• _PROBLEM TO WORK ON_
Leave out the pictures and copy everything else below exactly.

• _GIVEN MATERIAL_
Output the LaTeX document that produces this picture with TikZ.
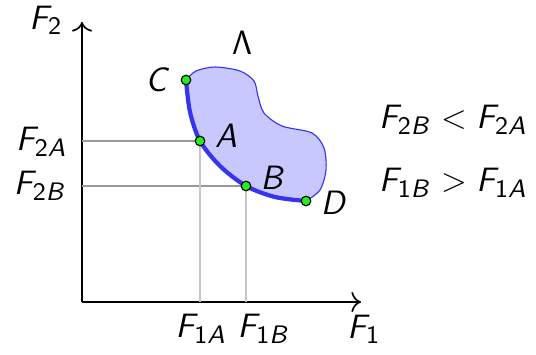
\documentclass[tikz,border=0pt]{standalone}
\usetikzlibrary{arrows.meta, positioning}
\DeclareMathAlphabet{\mathsfit}{OT1}{cmss}{m}{sl}
\newcommand{\sv}[1]{\mathsfit{#1}}
\newcommand{\Fv}[2]{\mathsfit{F}_{\mathsf{#1}\mathsfit{#2}}}
\definecolor{regFill}{HTML}{C8C8FF}
\definecolor{regLine}{HTML}{3535F0}
\definecolor{dotGreen}{HTML}{22EE22}

\begin{document}
\begin{tikzpicture}[
  x=0.0125cm, y=-0.0125cm,
  font=\sffamily\fontsize{12.5}{14}\selectfont,
  axis/.style={semithick, -{To[length=1.2mm]}},
  guide/.style={gray!80, thin},
  guidev/.style={gray!45, thin},
  pt/.style={circle, draw=black, fill=dotGreen, inner sep=0pt, minimum size=0.12cm, thin},
  lbl/.style={inner sep=1pt}
]
\useasboundingbox (0,0) rectangle (536,354);
% axes
\coordinate (O) at (82,302);
\coordinate (ytop) at (82,22);
\coordinate (xend) at (361,302);
\draw[axis] (O) -- (ytop);
\draw[axis] (O) -- (xend);
% region Lambda
\fill[regFill]
  plot[smooth] coordinates {(186,80) (196,71) (215,67) (240,71) (254,81) (258,96) (264,113) (282,126) (312,133) (324,148) (326,170) (320,190) (306,201)}
  -- plot[smooth] coordinates {(306,201) (275,197) (246,186) (220,166) (200,141) (190,112) (186,80)} -- cycle;
\draw[regLine, thin]
  plot[smooth] coordinates {(186,80) (196,71) (215,67) (240,71) (254,81) (258,96) (264,113) (282,126) (312,133) (324,148) (326,170) (320,190) (306,201)};
\draw[regLine, line width=1.5pt]
  plot[smooth] coordinates {(306,201) (275,197) (246,186) (220,166) (200,141) (190,112) (186,80)};
% guide lines
\coordinate (yA) at (82,141);
\coordinate (yB) at (82,186);
\coordinate (xA) at (200,302);
\coordinate (xB) at (246,302);
\coordinate (pA) at (200,141);
\coordinate (pB) at (246,186);
\draw[guide] (yA) -- (pA);
\draw[guide] (yB) -- (pB);
\draw[guidev] (pA) -- (xA);
\draw[guidev] (pB) -- (xB);
% points
\node[pt] (C) at (186,80) {};
\node[pt] (A) at (pA) {};
\node[pt] (B) at (pB) {};
\node[pt] (D) at (306,201) {};
% labels
\node[lbl] (lC) at (158,80) {$\sv{C}$};
\node[lbl] (lA) at (226,136) {$\sv{A}$};
\node[lbl] (lB) at (273,178) {$\sv{B}$};
\node[lbl] (lD) at (334,203) {$\sv{D}$};
\node[lbl] (lam) at (242,43) {$\mathsf{\Lambda}$};
\node[lbl, anchor=east] (lF2) at (66,20) {$\sv{F}_{\mathsf{2}}$};
\node[lbl, anchor=east] (lF2A) at (70,142) {$\Fv{2}{A}$};
\node[lbl, anchor=east] (lF2B) at (70,186) {$\Fv{2}{B}$};
\node[lbl] (lF1A) at (201,329) {$\Fv{1}{A}$};
\node[lbl] (lF1B) at (264,329) {$\Fv{1}{B}$};
\node[lbl] (lF1) at (364,329) {$\sv{F}_{\mathsf{1}}$};
\node[lbl] (rel1) at (453,120) {$\Fv{2}{B} < \Fv{2}{A}$};
\node[lbl] (rel2) at (453,183) {$\Fv{1}{B} > \Fv{1}{A}$};
\end{tikzpicture}
\end{document}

• _SOLUTION_
Output the LaTeX document that produces this picture with TikZ.
\documentclass[tikz,border=0pt]{standalone}
\usetikzlibrary{arrows.meta, positioning}
\DeclareMathAlphabet{\mathsfit}{OT1}{cmss}{m}{sl}
\newcommand{\sv}[1]{\mathsfit{#1}}
\newcommand{\Fv}[2]{\mathsfit{F}_{\mathsf{#1}\mathsfit{#2}}}
\definecolor{regFill}{HTML}{C8C8FF}
\definecolor{regLine}{HTML}{3535F0}
\definecolor{dotGreen}{HTML}{22EE22}

\begin{document}
\begin{tikzpicture}[
  x=0.0125cm, y=-0.0125cm,
  font=\sffamily\fontsize{12.5}{14}\selectfont,
  axis/.style={semithick, -{To[length=1.2mm]}},
  guide/.style={gray!80, thin},
  guidev/.style={gray!45, thin},
  pt/.style={circle, draw=black, fill=dotGreen, inner sep=0pt, minimum size=0.12cm, thin},
  lbl/.style={inner sep=1pt}
]
\useasboundingbox (0,0) rectangle (536,354);
% axes
\coordinate (O) at (82,302);
\coordinate (ytop) at (82,22);
\coordinate (xend) at (361,302);
\draw[axis] (O) -- (ytop);
\draw[axis] (O) -- (xend);
% region Lambda
\fill[regFill]
  plot[smooth] coordinates {(186,80) (196,71) (215,67) (240,71) (254,81) (258,96) (264,113) (282,126) (312,133) (324,148) (326,170) (320,190) (306,201)}
  -- plot[smooth] coordinates {(306,201) (275,197) (246,186) (220,166) (200,141) (190,112) (186,80)} -- cycle;
\draw[regLine, thin]
  plot[smooth] coordinates {(186,80) (196,71) (215,67) (240,71) (254,81) (258,96) (264,113) (282,126) (312,133) (324,148) (326,170) (320,190) (306,201)};
\draw[regLine, line width=1.5pt]
  plot[smooth] coordinates {(306,201) (275,197) (246,186) (220,166) (200,141) (190,112) (186,80)};
% guide lines
\coordinate (yA) at (82,141);
\coordinate (yB) at (82,186);
\coordinate (xA) at (200,302);
\coordinate (xB) at (246,302);
\coordinate (pA) at (200,141);
\coordinate (pB) at (246,186);
\draw[guide] (yA) -- (pA);
\draw[guide] (yB) -- (pB);
\draw[guidev] (pA) -- (xA);
\draw[guidev] (pB) -- (xB);
% points
\node[pt] (C) at (186,80) {};
\node[pt] (A) at (pA) {};
\node[pt] (B) at (pB) {};
\node[pt] (D) at (306,201) {};
% labels
\node[lbl] (lC) at (158,80) {$\sv{C}$};
\node[lbl] (lA) at (226,136) {$\sv{A}$};
\node[lbl] (lB) at (273,178) {$\sv{B}$};
\node[lbl] (lD) at (334,203) {$\sv{D}$};
\node[lbl] (lam) at (242,43) {$\mathsf{\Lambda}$};
\node[lbl, anchor=east] (lF2) at (66,20) {$\sv{F}_{\mathsf{2}}$};
\node[lbl, anchor=east] (lF2A) at (70,142) {$\Fv{2}{A}$};
\node[lbl, anchor=east] (lF2B) at (70,186) {$\Fv{2}{B}$};
\node[lbl] (lF1A) at (201,329) {$\Fv{1}{A}$};
\node[lbl] (lF1B) at (264,329) {$\Fv{1}{B}$};
\node[lbl] (lF1) at (364,329) {$\sv{F}_{\mathsf{1}}$};
\node[lbl] (rel1) at (453,120) {$\Fv{2}{B} < \Fv{2}{A}$};
\node[lbl] (rel2) at (453,183) {$\Fv{1}{B} > \Fv{1}{A}$};
\end{tikzpicture}
\end{document}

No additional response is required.